The Lord Jesus Had a Body – So Shall We
Their condition is far better, but it is not the best. They are now clothed in white robes, but they are still disembodied. A human being needs to be embodied. The best way to be embodied is to have a body like the Lord Jesus Christ. Such is the promise of the Lord for all who put their trust in Him. It will take place at our Lord’s Coming and at that time He will raise the bodies of the believers. It will be the same body, but with splendid additions; it will be glorified and immortal.
“We will not all sleep, but we will all be changed, in a moment, in the twinkling of an eye, at the last trumpet; for the trumpet will sound, and the dead will be raised imperishable, and we will be changed”(1 Corinthians 15:51-52).
“We know that when He appears, we will be like Him, because we will see Him just as He is” (1 John 3:2).

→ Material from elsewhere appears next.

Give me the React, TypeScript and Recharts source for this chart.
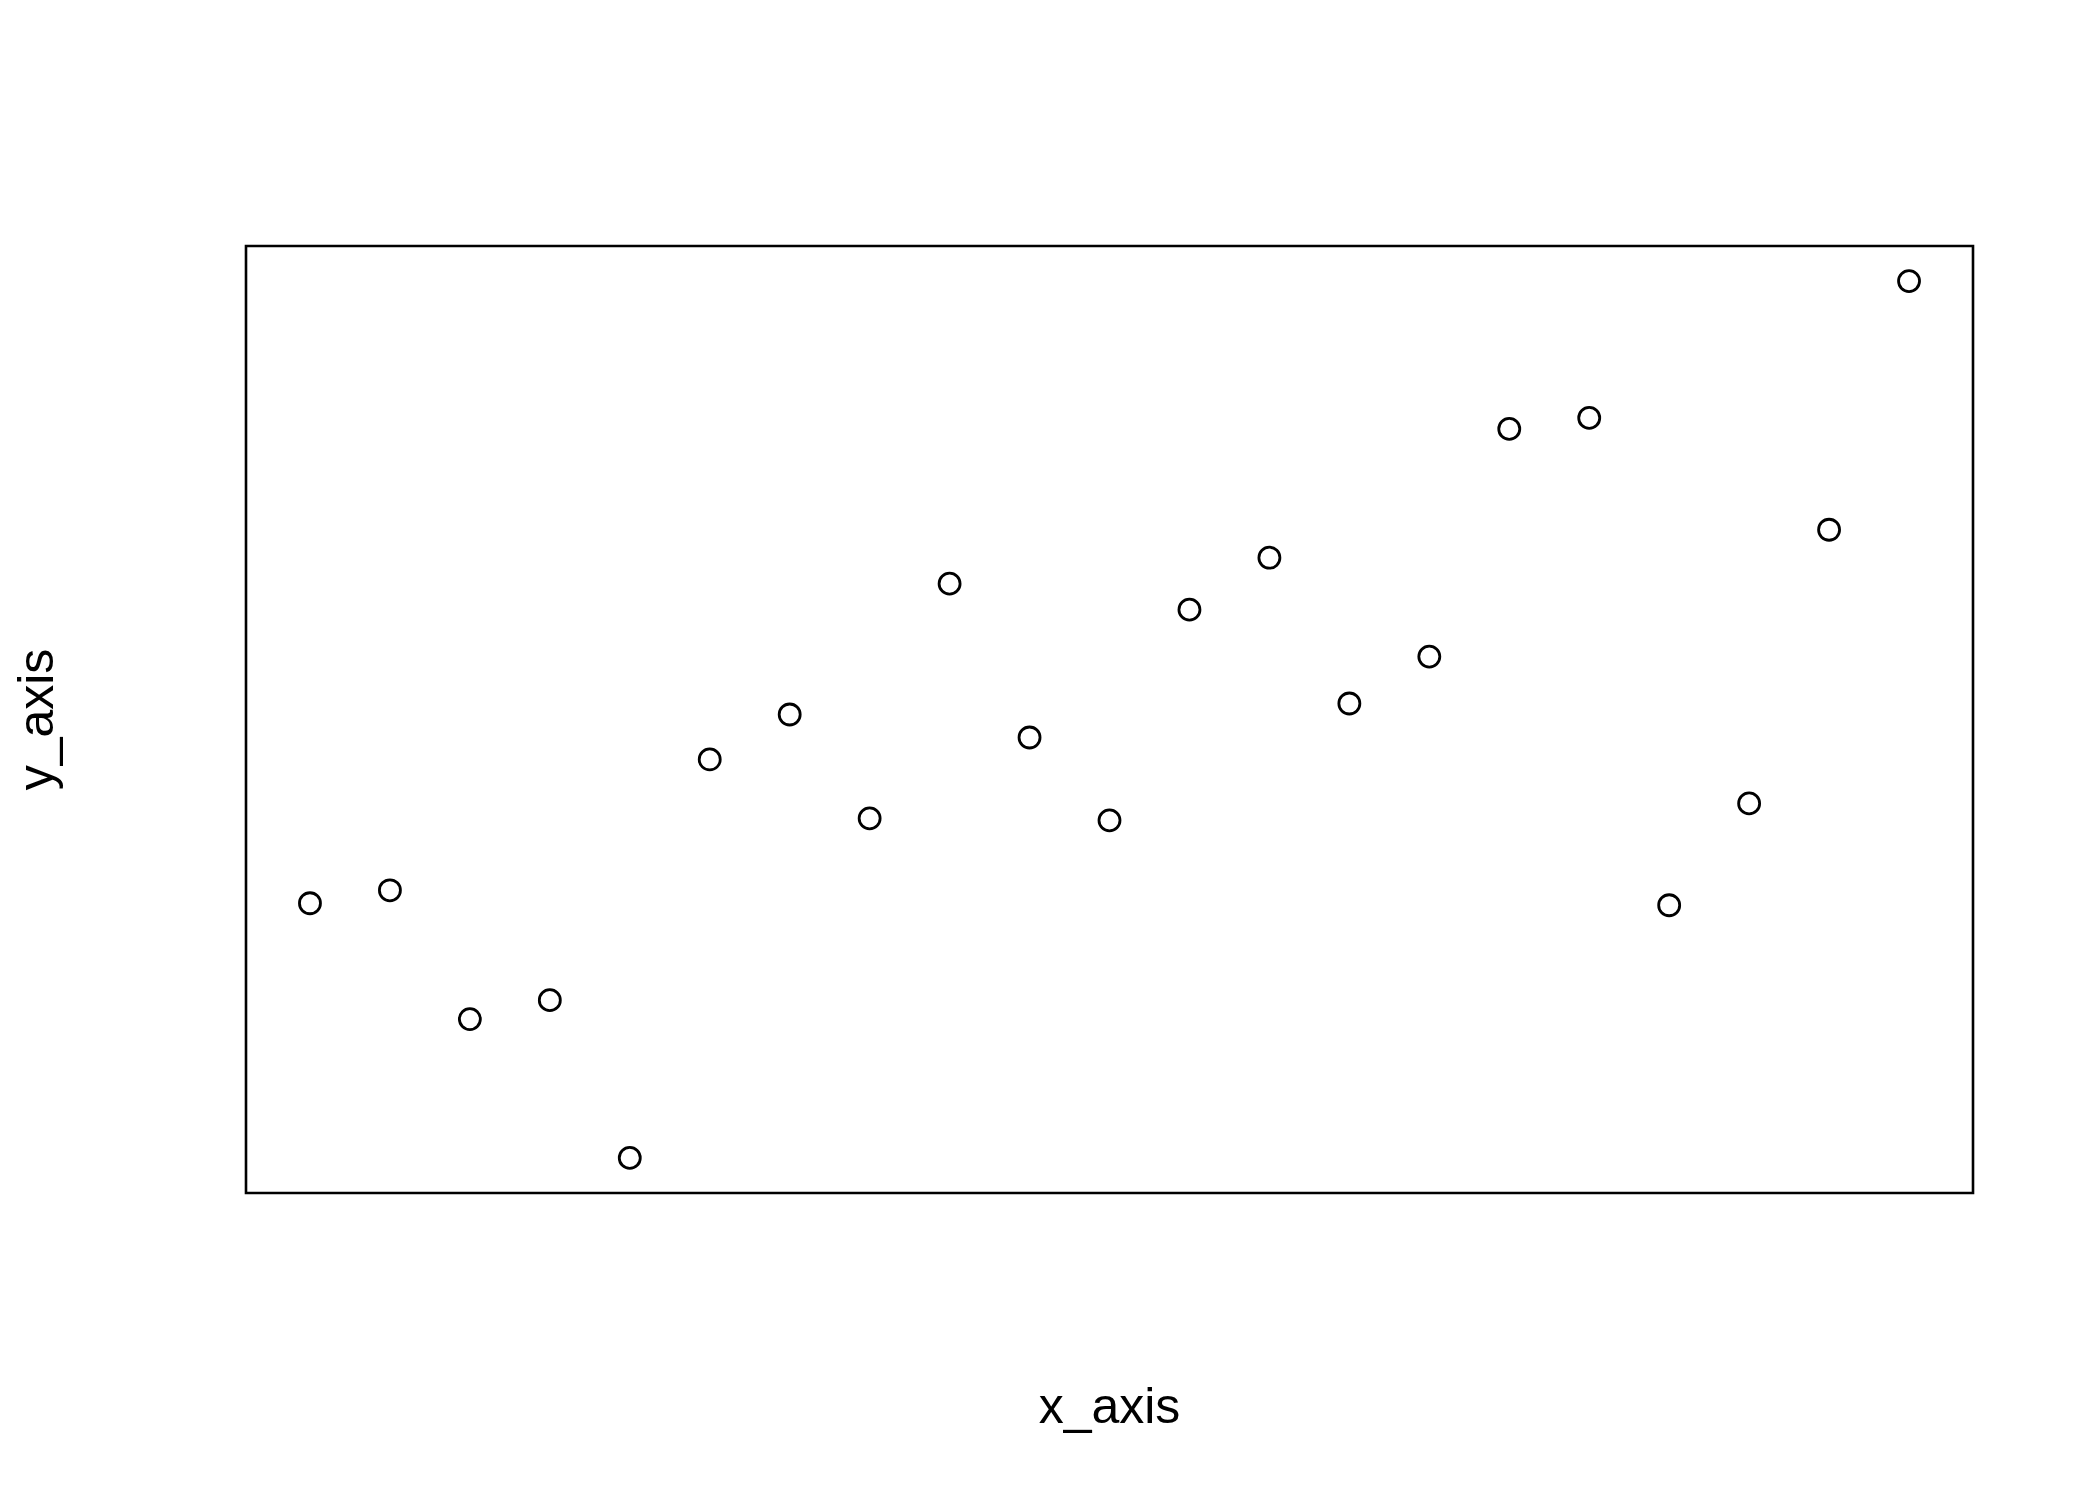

“For the Lord Himself will descend from heaven with a shout, with the voice of the archangel and with the trumpet of God, and the dead in Christ will rise first. Then we who are alive and remain will be caught up together with them in the clouds to meet the Lord in the air, and so we shall always be with the Lord”(1 Thessalonians 4:16-17).
This is that blessed hope – we shall see Him, we shall be like Him, just as our loved ones who are “dead in Christ” shall see Him and be like Him. “Therefore comfort one another with these words” (1 Thessalonians 4:18).